The Trust and Cogent together will always be the most senior debt capital and Cogent will have skin in the game, always retaining a minimum of fifty percent (50%) ownership in each loan participated. The Trust will have a pari passu relationship with Cogent (i.e., level footing between the Parties). As such, any losses MakerDAO sustains with be born proportionally by Cogent. MakerDAO stands to benefit from Cogent’s incentive to maximize the yield of each loan and minimize losses. Additionally, Maker will benefit from the positive effects of Cogent being a regulated bank with a fiduciary responsibility to its shareholders and extensive regulatory oversight.

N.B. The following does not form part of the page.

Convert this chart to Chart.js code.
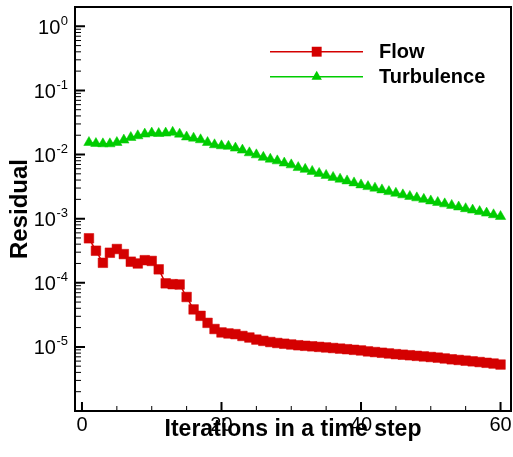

MaxStability will pay MakerDAO’s legal fees required to structure and complete the transaction so that MaxStability has both a financial and reputational stake in the success of this transaction. MaxStability's fees will be at risk if the Trust does not earn the minimum spreads over the Benchmarks. MaxStability’s Principal holds MKR. MaxStability will meet all reporting requirements defined by any Core Unit that are within its power and ability to perform. MaxStability will not be the Trust Sponsor or a financial intermediary of any kind.
### MIP95c12: Mandatory and Administrative Decisions
The terms and the final Agreements for this transaction will be approved by a vote of MKR token holders. Thereafter, decisions by all Parties will be in accordance with those Agreements and if the Agreements are ambiguous then clarifying amendments will be brought to an MKR vote or to a trusted third party appointed by an MKR vote.